GOAL:
Reproduce exactly, and nothing else, the lines from the one that contains "Generate a Python" through the one that contains "fig.savefig('out.png', dpi=100)". Leave the pictures out.

DATA FOR THE TASK:
------------------------------

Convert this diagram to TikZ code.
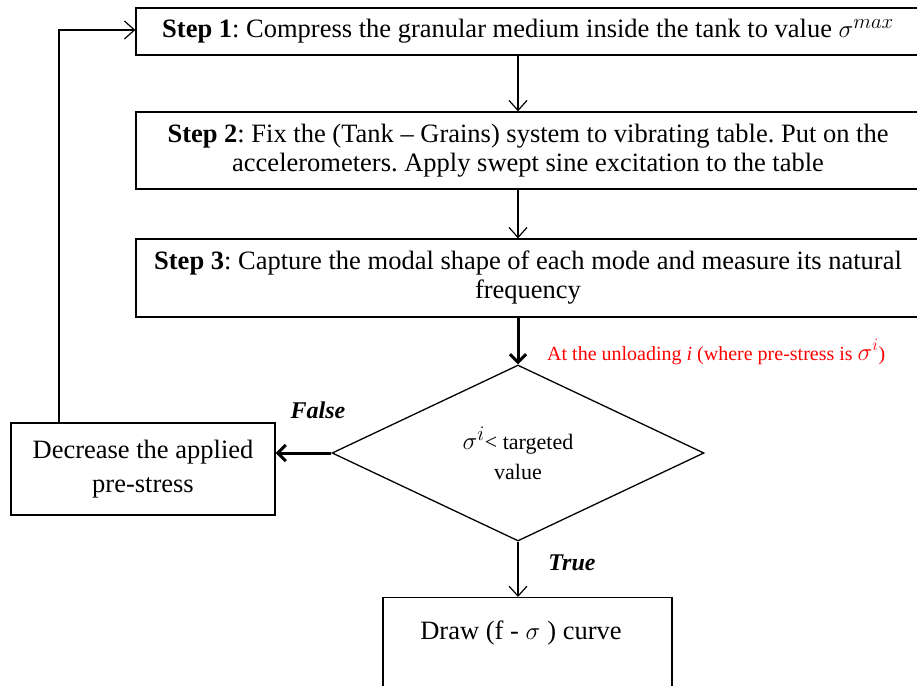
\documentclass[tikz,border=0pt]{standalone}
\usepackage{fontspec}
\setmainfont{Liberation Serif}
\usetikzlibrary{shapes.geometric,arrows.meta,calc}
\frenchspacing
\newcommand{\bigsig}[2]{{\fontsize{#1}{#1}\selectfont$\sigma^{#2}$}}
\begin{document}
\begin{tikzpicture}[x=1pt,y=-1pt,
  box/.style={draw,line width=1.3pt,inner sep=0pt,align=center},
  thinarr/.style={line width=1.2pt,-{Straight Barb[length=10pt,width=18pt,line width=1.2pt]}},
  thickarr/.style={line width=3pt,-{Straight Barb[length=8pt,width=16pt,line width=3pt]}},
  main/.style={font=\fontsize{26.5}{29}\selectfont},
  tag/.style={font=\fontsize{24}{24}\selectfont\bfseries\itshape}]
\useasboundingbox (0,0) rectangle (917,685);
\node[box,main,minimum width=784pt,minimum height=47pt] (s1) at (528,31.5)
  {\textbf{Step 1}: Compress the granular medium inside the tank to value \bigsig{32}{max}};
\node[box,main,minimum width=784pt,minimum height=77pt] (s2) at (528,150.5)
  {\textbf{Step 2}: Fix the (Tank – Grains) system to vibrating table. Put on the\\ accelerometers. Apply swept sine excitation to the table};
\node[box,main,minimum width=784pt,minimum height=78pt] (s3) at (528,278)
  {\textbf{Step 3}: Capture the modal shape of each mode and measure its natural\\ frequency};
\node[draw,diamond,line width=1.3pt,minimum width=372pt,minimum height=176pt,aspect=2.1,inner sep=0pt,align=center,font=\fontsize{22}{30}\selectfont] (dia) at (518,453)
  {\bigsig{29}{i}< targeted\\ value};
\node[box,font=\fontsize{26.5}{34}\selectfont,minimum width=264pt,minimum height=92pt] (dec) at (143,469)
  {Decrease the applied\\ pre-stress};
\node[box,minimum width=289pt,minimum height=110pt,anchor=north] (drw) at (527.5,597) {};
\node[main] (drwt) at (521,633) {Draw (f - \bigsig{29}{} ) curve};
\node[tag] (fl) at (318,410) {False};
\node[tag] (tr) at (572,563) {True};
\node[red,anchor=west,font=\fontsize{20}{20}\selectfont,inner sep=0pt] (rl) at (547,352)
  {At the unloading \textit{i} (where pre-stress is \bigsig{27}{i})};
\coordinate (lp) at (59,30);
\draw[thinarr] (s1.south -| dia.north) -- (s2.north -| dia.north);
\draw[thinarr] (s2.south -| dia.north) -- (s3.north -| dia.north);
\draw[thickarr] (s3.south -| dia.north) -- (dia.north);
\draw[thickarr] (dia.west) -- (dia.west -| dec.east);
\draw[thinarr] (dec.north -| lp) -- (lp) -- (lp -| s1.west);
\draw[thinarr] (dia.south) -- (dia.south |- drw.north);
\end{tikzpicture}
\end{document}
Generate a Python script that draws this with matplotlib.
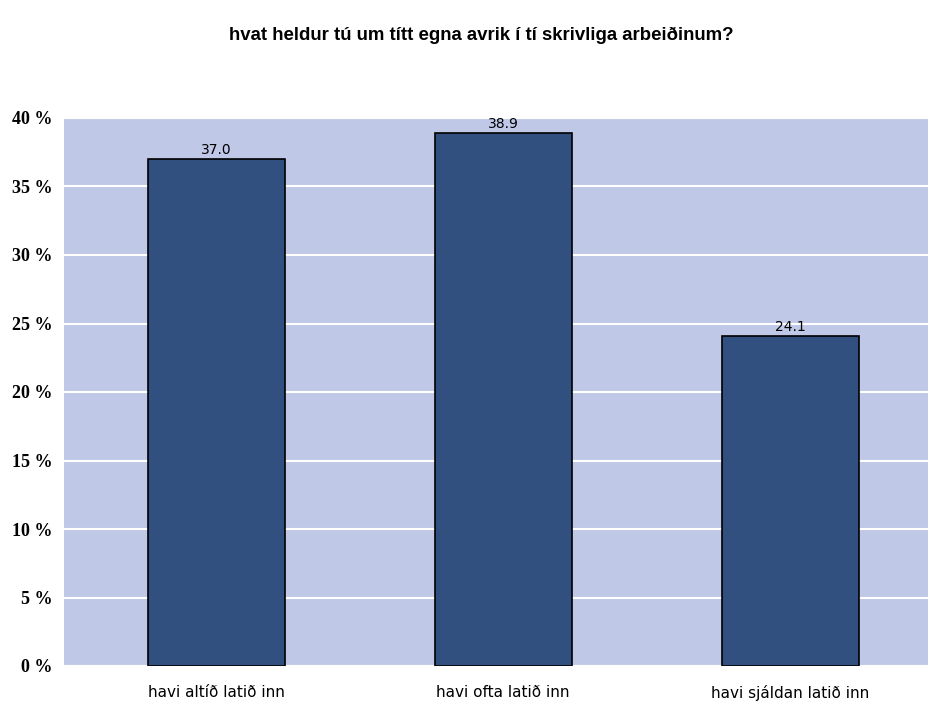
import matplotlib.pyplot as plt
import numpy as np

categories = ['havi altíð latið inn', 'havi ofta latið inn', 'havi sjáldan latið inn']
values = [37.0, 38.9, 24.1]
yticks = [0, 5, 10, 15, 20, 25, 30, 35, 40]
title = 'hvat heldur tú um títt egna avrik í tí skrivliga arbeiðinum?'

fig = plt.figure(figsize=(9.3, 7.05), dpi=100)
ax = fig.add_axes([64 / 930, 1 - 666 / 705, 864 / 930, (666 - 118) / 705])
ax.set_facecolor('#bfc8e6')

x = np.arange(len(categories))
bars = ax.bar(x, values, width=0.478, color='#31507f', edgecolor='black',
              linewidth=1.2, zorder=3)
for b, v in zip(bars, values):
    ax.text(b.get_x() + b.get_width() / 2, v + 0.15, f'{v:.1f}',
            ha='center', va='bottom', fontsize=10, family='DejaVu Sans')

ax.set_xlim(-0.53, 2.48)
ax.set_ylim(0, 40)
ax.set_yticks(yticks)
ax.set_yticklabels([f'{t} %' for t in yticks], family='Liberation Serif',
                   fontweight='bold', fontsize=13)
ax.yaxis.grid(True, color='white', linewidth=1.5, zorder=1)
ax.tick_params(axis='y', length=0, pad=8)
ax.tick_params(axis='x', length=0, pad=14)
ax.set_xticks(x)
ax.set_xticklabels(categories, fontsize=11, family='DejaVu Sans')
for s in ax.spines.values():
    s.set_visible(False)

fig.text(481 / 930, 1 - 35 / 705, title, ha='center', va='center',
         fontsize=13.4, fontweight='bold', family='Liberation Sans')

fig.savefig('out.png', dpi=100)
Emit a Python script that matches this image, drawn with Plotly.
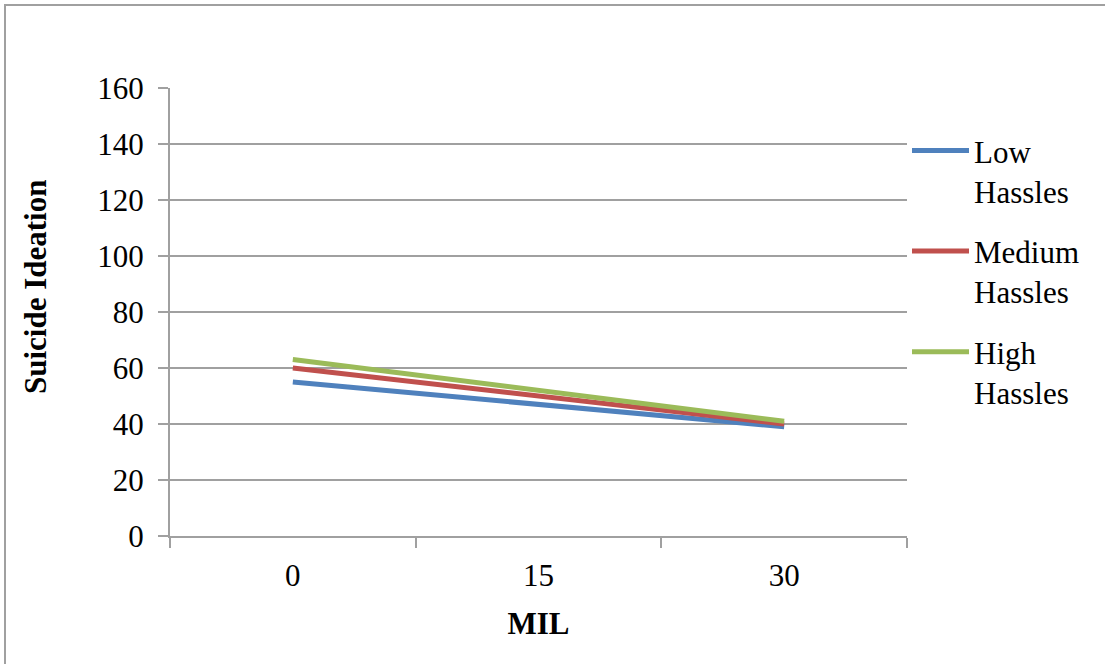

------------------------------

FULL SOLUTION:
Generate a Python script that draws this with matplotlib.
import matplotlib.pyplot as plt
import numpy as np

categories = ['havi altíð latið inn', 'havi ofta latið inn', 'havi sjáldan latið inn']
values = [37.0, 38.9, 24.1]
yticks = [0, 5, 10, 15, 20, 25, 30, 35, 40]
title = 'hvat heldur tú um títt egna avrik í tí skrivliga arbeiðinum?'

fig = plt.figure(figsize=(9.3, 7.05), dpi=100)
ax = fig.add_axes([64 / 930, 1 - 666 / 705, 864 / 930, (666 - 118) / 705])
ax.set_facecolor('#bfc8e6')

x = np.arange(len(categories))
bars = ax.bar(x, values, width=0.478, color='#31507f', edgecolor='black',
              linewidth=1.2, zorder=3)
for b, v in zip(bars, values):
    ax.text(b.get_x() + b.get_width() / 2, v + 0.15, f'{v:.1f}',
            ha='center', va='bottom', fontsize=10, family='DejaVu Sans')

ax.set_xlim(-0.53, 2.48)
ax.set_ylim(0, 40)
ax.set_yticks(yticks)
ax.set_yticklabels([f'{t} %' for t in yticks], family='Liberation Serif',
                   fontweight='bold', fontsize=13)
ax.yaxis.grid(True, color='white', linewidth=1.5, zorder=1)
ax.tick_params(axis='y', length=0, pad=8)
ax.tick_params(axis='x', length=0, pad=14)
ax.set_xticks(x)
ax.set_xticklabels(categories, fontsize=11, family='DejaVu Sans')
for s in ax.spines.values():
    s.set_visible(False)

fig.text(481 / 930, 1 - 35 / 705, title, ha='center', va='center',
         fontsize=13.4, fontweight='bold', family='Liberation Sans')

fig.savefig('out.png', dpi=100)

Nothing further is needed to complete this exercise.